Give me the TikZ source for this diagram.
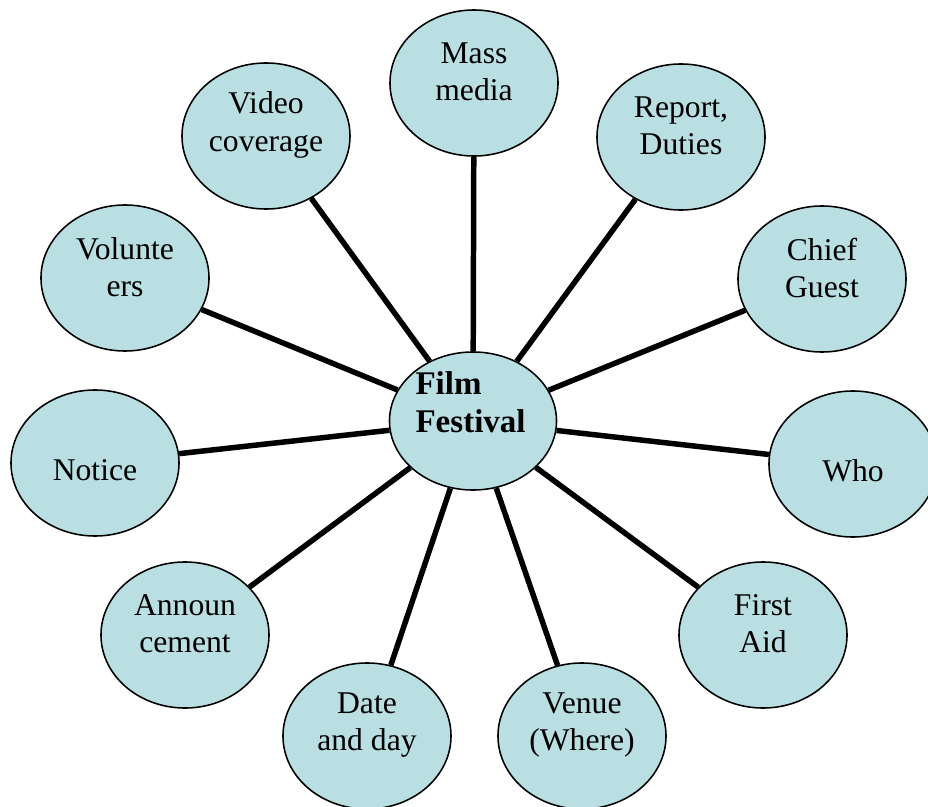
\documentclass[tikz,border=0pt]{standalone}
\usepackage{fontspec}
\setmainfont{Liberation Serif}
\usetikzlibrary{shapes.geometric}
\definecolor{bubblefill}{RGB}{185,223,227}

\begin{document}
\begin{tikzpicture}[x=0.025cm,y=-0.025cm,
        bubble/.style={draw,ellipse,fill=bubblefill,line width=1.1pt,inner sep=0pt,
            minimum width=4.2cm,minimum height=3.65cm},
        two/.style={label={[font=\fontsize{22.5pt}{26.5pt}\selectfont,align=center,yshift=0.275cm]center:#1}},
        one/.style={label={[font=\fontsize{22.5pt}{26.5pt}\selectfont,yshift=-0.175cm]center:#1}},
        spoke/.style={line width=3.9pt}]
            \useasboundingbox (0,0) rectangle (928,807);
            % centre
            \node[bubble,minimum width=4.175cm,minimum height=3.45cm,
                label={[font=\fontsize{23.5pt}{27pt}\selectfont\bfseries,align=left,yshift=0.475cm,xshift=-0.06cm]center:Film\\Festival}] (ff) at (473,421) {};
            % outer ring
            \node[bubble,two={Mass\\media}] (mass) at (474,83) {};
            \node[bubble,two={{Report,\\Duties}}] (rep) at (681,137) {};
            \node[bubble,two={Chief\\Guest}] (chief) at (822,279) {};
            \node[bubble,one={Who}] (who) at (853,464) {};
            \node[bubble,two={First\\Aid}] (aid) at (763,635) {};
            \node[bubble,two={Venue\\(Where)}] (venue) at (582,736) {};
            \node[bubble,two={Date\\and day}] (date) at (367,736) {};
            \node[bubble,two={Announ\\cement}] (ann) at (185,635) {};
            \node[bubble,one={Notice}] (notice) at (95,463) {};
            \node[bubble,two={Volunte\\ers}] (vol) at (125,278) {};
            \node[bubble,two={Video\\coverage}] (video) at (266,136) {};
            \draw[spoke] (ff) to (mass);
            \draw[spoke] (ff) to (rep);
            \draw[spoke] (ff) to (chief);
            \draw[spoke] (ff) to (who);
            \draw[spoke] (ff) to (aid);
            \draw[spoke] (ff) to (venue);
            \draw[spoke] (ff) to (date);
            \draw[spoke] (ff) to (ann);
            \draw[spoke] (ff) to (notice);
            \draw[spoke] (ff) to (vol);
            \draw[spoke] (ff) to (video);
        \end{tikzpicture}
\end{document}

━━━━━━━━━━━━━━━━

= Written task =
Write out the material above once more, exactly as it reads, with no pictures.

= Right answer =
Give me the TikZ source for this diagram.
\documentclass[tikz,border=0pt]{standalone}
\usepackage{fontspec}
\setmainfont{Liberation Serif}
\usetikzlibrary{shapes.geometric}
\definecolor{bubblefill}{RGB}{185,223,227}

\begin{document}
\begin{tikzpicture}[x=0.025cm,y=-0.025cm,
        bubble/.style={draw,ellipse,fill=bubblefill,line width=1.1pt,inner sep=0pt,
            minimum width=4.2cm,minimum height=3.65cm},
        two/.style={label={[font=\fontsize{22.5pt}{26.5pt}\selectfont,align=center,yshift=0.275cm]center:#1}},
        one/.style={label={[font=\fontsize{22.5pt}{26.5pt}\selectfont,yshift=-0.175cm]center:#1}},
        spoke/.style={line width=3.9pt}]
            \useasboundingbox (0,0) rectangle (928,807);
            % centre
            \node[bubble,minimum width=4.175cm,minimum height=3.45cm,
                label={[font=\fontsize{23.5pt}{27pt}\selectfont\bfseries,align=left,yshift=0.475cm,xshift=-0.06cm]center:Film\\Festival}] (ff) at (473,421) {};
            % outer ring
            \node[bubble,two={Mass\\media}] (mass) at (474,83) {};
            \node[bubble,two={{Report,\\Duties}}] (rep) at (681,137) {};
            \node[bubble,two={Chief\\Guest}] (chief) at (822,279) {};
            \node[bubble,one={Who}] (who) at (853,464) {};
            \node[bubble,two={First\\Aid}] (aid) at (763,635) {};
            \node[bubble,two={Venue\\(Where)}] (venue) at (582,736) {};
            \node[bubble,two={Date\\and day}] (date) at (367,736) {};
            \node[bubble,two={Announ\\cement}] (ann) at (185,635) {};
            \node[bubble,one={Notice}] (notice) at (95,463) {};
            \node[bubble,two={Volunte\\ers}] (vol) at (125,278) {};
            \node[bubble,two={Video\\coverage}] (video) at (266,136) {};
            \draw[spoke] (ff) to (mass);
            \draw[spoke] (ff) to (rep);
            \draw[spoke] (ff) to (chief);
            \draw[spoke] (ff) to (who);
            \draw[spoke] (ff) to (aid);
            \draw[spoke] (ff) to (venue);
            \draw[spoke] (ff) to (date);
            \draw[spoke] (ff) to (ann);
            \draw[spoke] (ff) to (notice);
            \draw[spoke] (ff) to (vol);
            \draw[spoke] (ff) to (video);
        \end{tikzpicture}
\end{document}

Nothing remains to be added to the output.